Someone had the exact same thought as you and has already gotten quite a ways along the way. Unfortunately for me, it's on Linux and relies on that at the moment, but it sounds like you might be able to use it.

Oh, thanks for your S3 library, it was a good starting point for my own application.

Thanks for that Gabriel. I

Thanks for that Gabriel. I had thought that writing a FUSE layer would be a good way to go, so interesting to see someone taking this approach.

Glad the code was useful. I'm doing a fair bit of hacking on it this week!

Thanks for that. Looks

Thanks for that. Looks interesting. I'm concentrating on the sync code at the moment, and need to get some ideas about how to make this efficient. Is it just me or is S3 really slow? Is it the Ruby HTTP libraries? Not sure.

Slow?

Do you mean slow as in actual download speed (bandwidth), or the sending of commands and the processing time?

I can't say that I had really focused on speeds - but I know it's not breaking any records...

The upload to S3 is the

The upload to S3 is the thing which seems slow: my estimates put it at around 12 seconds per megabyte (on a connection which is a lot faster than that). This is OK for small files, but would mean a 3 hour upload per gigabyte. If you've got a few big files, that's not good enough. Perhaps my figures are wrong, or my code is really hokey. I've even been considering writing some C code (which would entail learning C, unfortunately) so I can make the upload more efficient.
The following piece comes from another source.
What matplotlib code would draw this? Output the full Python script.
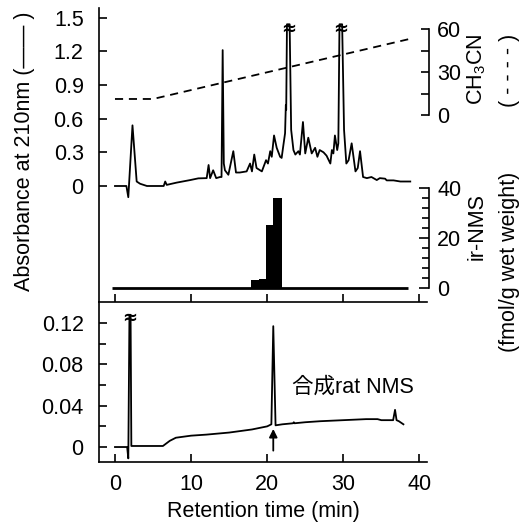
import matplotlib
matplotlib.use('Agg')
import matplotlib.pyplot as plt
from matplotlib.ticker import FixedLocator

plt.rcParams['font.family'] = ['Liberation Sans', 'Noto Sans CJK JP']
plt.rcParams['font.size'] = 15.5
plt.rcParams['axes.linewidth'] = 1.2

# tissue extract, absorbance at 210 nm (upper panel)
top_t = [0, 1.5, 1.75, 2.3, 2.85, 3.3, 4.2, 6.4, 6.6, 6.8, 8.1, 9.9, 10.95, 12.05,
         12.3, 12.5, 12.9, 13.3, 13.8, 14.0, 14.15, 14.3, 14.45, 14.9, 15.55, 15.9,
         16.4, 17.3, 17.75, 18.0, 18.3, 18.6, 19.3, 19.85, 20.1, 20.4, 20.6, 20.9,
         21.25, 21.7, 21.9, 22.1, 22.35, 22.45, 22.5, 22.6, 22.95, 23.15, 23.45,
         23.7, 24.1, 24.3, 24.7, 25.0, 25.4, 25.85, 26.3, 26.6, 26.9, 27.4, 27.8,
         28.3, 28.5, 28.7, 28.9, 29.2, 29.35, 29.5, 29.85, 30.1, 30.4, 30.7, 31.1,
         31.6, 31.9, 32.2, 32.6, 33.1, 33.7, 34.4, 34.8, 35.5, 35.7, 36.6, 37.5, 38.8]
top_abs = [0, 0, -0.1, 0.54, 0.04, 0.02, 0.0, 0.0, 0.04, 0.01, 0.03, 0.053, 0.068, 0.07,
           0.187, 0.07, 0.14, 0.07, 0.08, 0.08, 1.21, 0.2, 0.14, 0.1, 0.31, 0.12,
           0.12, 0.13, 0.2, 0.13, 0.28, 0.16, 0.13, 0.23, 0.2, 0.31, 0.26, 0.45,
           0.34, 0.26, 0.25, 0.35, 0.47, 0.72, 0.68, 1.44, 1.44, 0.5, 0.32,
           0.28, 0.31, 0.28, 0.57, 0.29, 0.43, 0.29, 0.34, 0.26, 0.32, 0.3, 0.27,
           0.2, 0.32, 0.29, 0.45, 0.32, 0.38, 1.44, 1.44, 0.5, 0.2, 0.23, 0.38,
           0.13, 0.16, 0.31, 0.08, 0.07, 0.08, 0.053, 0.07, 0.065, 0.05, 0.05, 0.04, 0.04]
top_breaks = [22.78, 29.68]

# acetonitrile gradient (%)
grad_t = [0, 5.0, 39.2]
grad_ch3cn = [11.2, 11.2, 53.7]

# ir-NMS per fraction
frac_edges = [17.9, 18.9, 19.8, 20.8, 22.0]
frac_ir = [3.2, 3.6, 25.2, 35.9]
frac_span = [-0.4, 38.5]

# synthetic rat NMS (lower panel)
bot_t = [0, 1.6, 1.75, 1.9, 2.05, 2.15, 6.3, 7.2, 8.0, 10.0, 12.0, 15.0, 18.0, 20.0,
         20.55, 20.8, 21.1, 22.0, 23.4, 23.5, 23.6, 25.0, 27.0, 30.0, 33.0, 34.5,
         35.0, 36.55, 36.8, 37.0, 37.3, 37.9]
bot_abs = [0, 0, -0.011, 0.128, 0.128, 0.001, 0.001, 0.006, 0.009, 0.011, 0.012, 0.014,
           0.017, 0.020, 0.022, 0.117, 0.021, 0.022, 0.023, 0.024, 0.023, 0.024, 0.025,
           0.026, 0.027, 0.027, 0.026, 0.026, 0.036, 0.026, 0.025, 0.022]
bot_break = 1.97
nms_t = 20.8

W, H = 519, 527
fig = plt.figure(figsize=(W / 100, H / 100), dpi=100)


def box(x0, y0, x1, y1):
    return [x0 / W, 1 - y1 / H, (x1 - x0) / W, (y1 - y0) / H]


xlim = (-2.1, 41)

ax = fig.add_axes(box(99, 8, 427, 302))
ax_bot = fig.add_axes(box(99, 302, 427, 462))

# upper panel
ax.plot(top_t, top_abs, color='black', lw=1.3)
for t in top_breaks:
    ax.text(t, 1.40, '\u2248', ha='center', va='center', fontsize=13,
            fontweight='bold', family='DejaVu Sans')
ax.set_xlim(xlim)
ax.set_ylim(-1.033, 1.585)
for s in ['top', 'right', 'bottom']:
    ax.spines[s].set_visible(False)
ax.set_yticks([0, 0.3, 0.6, 0.9, 1.2, 1.5])
ax.set_yticklabels(['0', '0.3', '0.6', '0.9', '1.2', '1.5'])
ax.tick_params(axis='y', direction='in', length=6, width=1.2, pad=11)
ax.set_xticks([0, 10, 20, 30, 40])
ax.tick_params(axis='x', direction='in', length=6, width=1.2, labelbottom=False)

# CH3CN axis
ax_ch = ax.twinx()
ax_ch.plot(grad_t, grad_ch3cn, color='black', lw=1.3, linestyle=(0, (4.5, 3.2)))
ax_ch.set_ylim(-130.5, 74.7)
for s in ['top', 'left', 'bottom']:
    ax_ch.spines[s].set_visible(False)
ax_ch.spines['right'].set_bounds(0, 60)
ax_ch.spines['right'].set_position(('axes', 1.006))
ax_ch.yaxis.set_major_locator(FixedLocator([0, 30, 60]))
ax_ch.yaxis.set_minor_locator(FixedLocator([15, 45]))
ax_ch.tick_params(axis='y', which='both', direction='in', length=6, width=1.2, pad=6)

# ir-NMS axis
ax_ir = ax.twinx()
ax_ir.stairs(frac_ir, frac_edges, fill=True, color='black')
ax_ir.hlines(0, frac_span[0], frac_span[1], color='black', lw=2)
ax_ir.set_ylim(-5.6, 112)
for s in ['top', 'left', 'bottom']:
    ax_ir.spines[s].set_visible(False)
ax_ir.spines['right'].set_bounds(0, 40)
ax_ir.spines['right'].set_position(('axes', 1.006))
ax_ir.yaxis.set_major_locator(FixedLocator([0, 20, 40]))
ax_ir.yaxis.set_minor_locator(FixedLocator([4, 8, 12, 16, 24, 28, 32, 36]))
ax_ir.tick_params(axis='y', which='major', direction='in', length=7, width=1.2, pad=6)
ax_ir.tick_params(axis='y', which='minor', direction='in', length=5, width=1.2)

# lower panel
ax_bot.plot(bot_t, bot_abs, color='black', lw=1.3)
ax_bot.text(bot_break, 0.1255, '\u2248', ha='center', va='center', fontsize=13,
            fontweight='bold', family='DejaVu Sans')
ax_bot.annotate('', xy=(nms_t, 0.0175), xytext=(nms_t, -0.0035),
                arrowprops=dict(arrowstyle='-|>', color='black', lw=1.3,
                                mutation_scale=12, shrinkA=0, shrinkB=0))
ax_bot.text(23.3, 0.058, '合成rat NMS', ha='left', va='center')
ax_bot.set_xlim(xlim)
ax_bot.set_ylim(-0.0145, 0.1404)
ax_bot.spines['right'].set_visible(False)
ax_bot.set_yticks([0, 0.04, 0.08, 0.12])
ax_bot.set_yticklabels(['0', '0.04', '0.08', '0.12'])
ax_bot.yaxis.set_minor_locator(FixedLocator([0.02, 0.06, 0.10]))
ax_bot.tick_params(axis='y', which='major', direction='in', length=6, width=1.2, pad=11)
ax_bot.tick_params(axis='y', which='minor', direction='in', length=5, width=1.2)
ax_bot.set_xticks([0, 10, 20, 30, 40])
ax_bot.tick_params(axis='x', direction='in', length=6, width=1.2, pad=9)
ax_bot.set_xlabel('Retention time (min)', labelpad=4)

# axis titles
fig.text(25 / W, 1 - 151 / H, 'Absorbance at 210nm (\u2014\u2014 )', rotation=90,
         ha='center', va='center')
fig.text(477 / W, 1 - 69 / H, 'CH$\\mathregular{_3}$CN', rotation=90, ha='center', va='center')
fig.text(510 / W, 1 - 70 / H, '( - - - - )', rotation=90, ha='center', va='center')
fig.text(477 / W, 1 - 227 / H, 'ir-NMS', rotation=90, ha='center', va='center')
fig.text(510 / W, 1 - 262 / H, '(fmol/g wet weight)', rotation=90, ha='center', va='center')

fig.savefig('out.png', dpi=100)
Perhaps I should do some experiments with Java/Python programs for S3 access, to get an idea of how fast they go.

Ruby S3 library

I had started on a ruby library for S3 that acted more like a filesystem (think root, directories, files etc...) than buckets but quickly abandoned it.

I just put up anonymous access if it might be useful to you:

https://saucyworks.devguard.com/svn/projects/saucy3/
anon/anon

It's very rough - but it's always nice to have others' implementations lying around if you need a quick 'how do others do X' refresher.

Thanks Ryan: some good ideas

Thanks Ryan: some good ideas in there.